The General-Secretary of the South African Council of Churches Bishop Malusi Mpumlwana has called on government to properly train police to respond to people needing assistance at police stations. He was leading the National Day of Prayer and Sermon at the Johannesburg Central Methodist Church.
This comes in light of the escalation of gender-based violence and attacks in which foreign nationals and their businesses are being targeted with some shops being burnt and looted in the country.
Mpumlwana wants to see urgent steps being taken to end the violence.
“Train men on how to be parents to their girl children in a meaningful way, and how to support their wives; what their role should be in preventing gender-based violence. On the violence against foreign nationals, the South African Council of Churches is setting up a task team. We cannot just keep on praying and condemning and condemning. We have to do something specific and we need your information. You’ll feed that through this task team. What is actually happening? What do you see? What do you hear?”
The Catholic Church in Johannesburg says the country has reached a point of intolerance for gender-based violence, child abuse and xenophobia.
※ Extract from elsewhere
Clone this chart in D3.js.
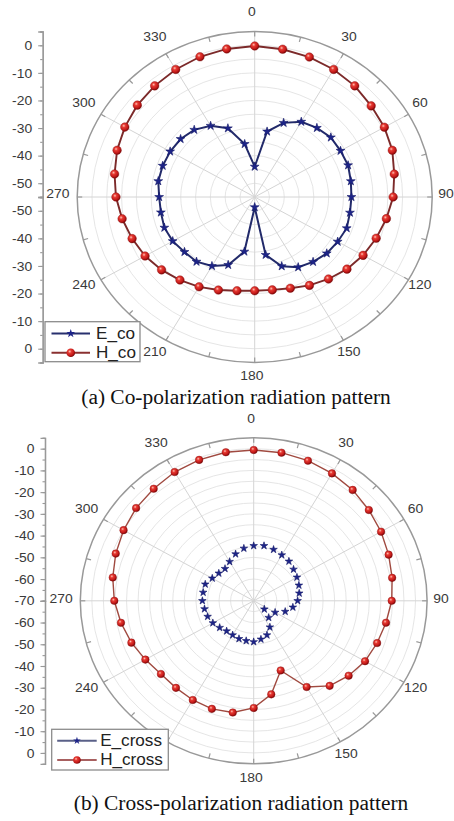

Father Mduduzi Ndlovu was speaking at the day of prayer service in Diepkloof, Soweto. He said the service was dedicated to women and children who have died at the hands of men.
The prayer service was attended by foreign nationals, members of the Catholic Church and ordinary members of society.
Father Ndlovu says it is time to break the silence against domestic violence, child abuse and xenophobia. He says it is time to stop protecting perpetrators of violence targeted at the vulnerable, women and foreign nationals.
Ndlovu says we all have to take responsibility for ending these social ills and not solely rely on government intervention, since perpetrators live among us. He says abuse that happens in homes is more dangerous because it normalises gender-based violence.
Victims of domestic violence and attacks shared their experiences on how they fled the wars in their countries only to face more attacks in South Africa.